Cela ne suffit pas: il faut accompagner ce débat de discussions publiques, colloques, états généraux, état des lieux sur le plan international et observatoire des manquements aux règles démocratiques. La France doit prendre l’initiative sur le plan européen et international de la défense de la liberté d’expression et de la mission du service public.

C’est à l’aune de cette priorité absolue que doivent se définir les discussions autour d’une nouvelle organisation du service public et de l’irruption du numérique et de l’IA dans le champ radiophonique et télévisuel. Un projet de loi sur l’audiovisuel doit prioritairement réaffirmer ce principe fondamental de notre démocratie et resituer les adaptations technologiques dans le contexte du rôle du service public.

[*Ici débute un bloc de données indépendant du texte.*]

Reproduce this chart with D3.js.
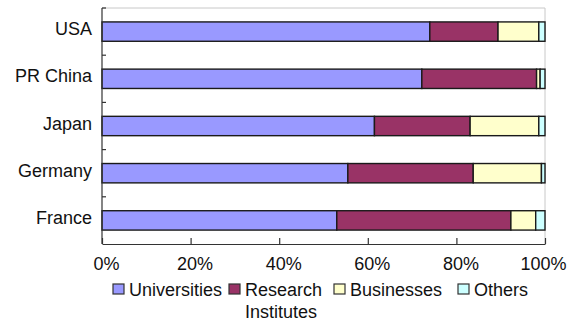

Débattre de la création d’une holding n’a pas de sens si ce n’est pour renforcer la liberté et la création.

La question n’est pas technique, elle est éminemment politique

Elle l’est d’autant plus que la culture est elle-même fragilisée. Crédits en baisse, surtout venant des collectivités locales, mairies, départements et régions, comme on l’a vu dans les Pays de Loire en 2025 avec la suppression des subventions aux institutions culturelles, mais aussi ceux venant de l’Etat. Associations, festivals, compagnies de danse et de théâtre, cinémas d’art et d’essai, médiathèques et manifestations littéraires, c’est tout le tissu culturel élaboré depuis des décennies qui est mis à l’épreuve par la situation budgétaire.

La culture n’apparait plus comme une priorité sauf pour certains élus qui maintiennent haut le drapeau du soutien à la création. Attaquée également de toutes parts, soit par indifférence, soit par volonté idéologique, récupérée par des mouvements extrémistes, qui, sous prétexte de défendre les «Plus belles fêtes de France» (nom d’une association soutenue par Pierre Édouard Stérin), réécrivent et falsifient l’histoire, comme dans l’Allier récemment avec Murmures de la cité, la création et la culture sont l’objet de remises en cause brutales, qui sont de la même nature que les attaques contre la presse et les journalistes.

Là encore, les États-Unis donnent, hélas, l’exemple avec les critiques contre les musées de Washington, les universités, etc…C’est le même combat qui s’annonce, celui du rôle de l’Etat, du service public, du soutien à des activités non rentables, précieuses socialement, essentielles pour la vie en commun, l’épanouissement personnel comme l’intégration sociale. Un débat fondamental sur notre conception de la société.

On l’aura compris, ce n’est pas sans lien avec la discussion sur l’audiovisuel, c’est le même combat pour la liberté, celui de ceux qui refusent que la rentabilité soit le seul critère d’intervention publique, et cela est dit désormais sans retenue, «Pourquoi donner de l’argent à des associations qui ne parviennent pas à équilibrer leurs comptes sans argent public?» disait la présidente de la région des Pays de Loire, madame Morançais.

C’est une conception de la société différente, en caricaturant à peine, celle des Trump et Musk d’un côté, celle des soutiens à la liberté de l’autre. Il faut affronter ce débat sans crainte et avec détermination, le débusquer quand il se cache sous des oripeaux techniques, c’est la seule façon de le gagner.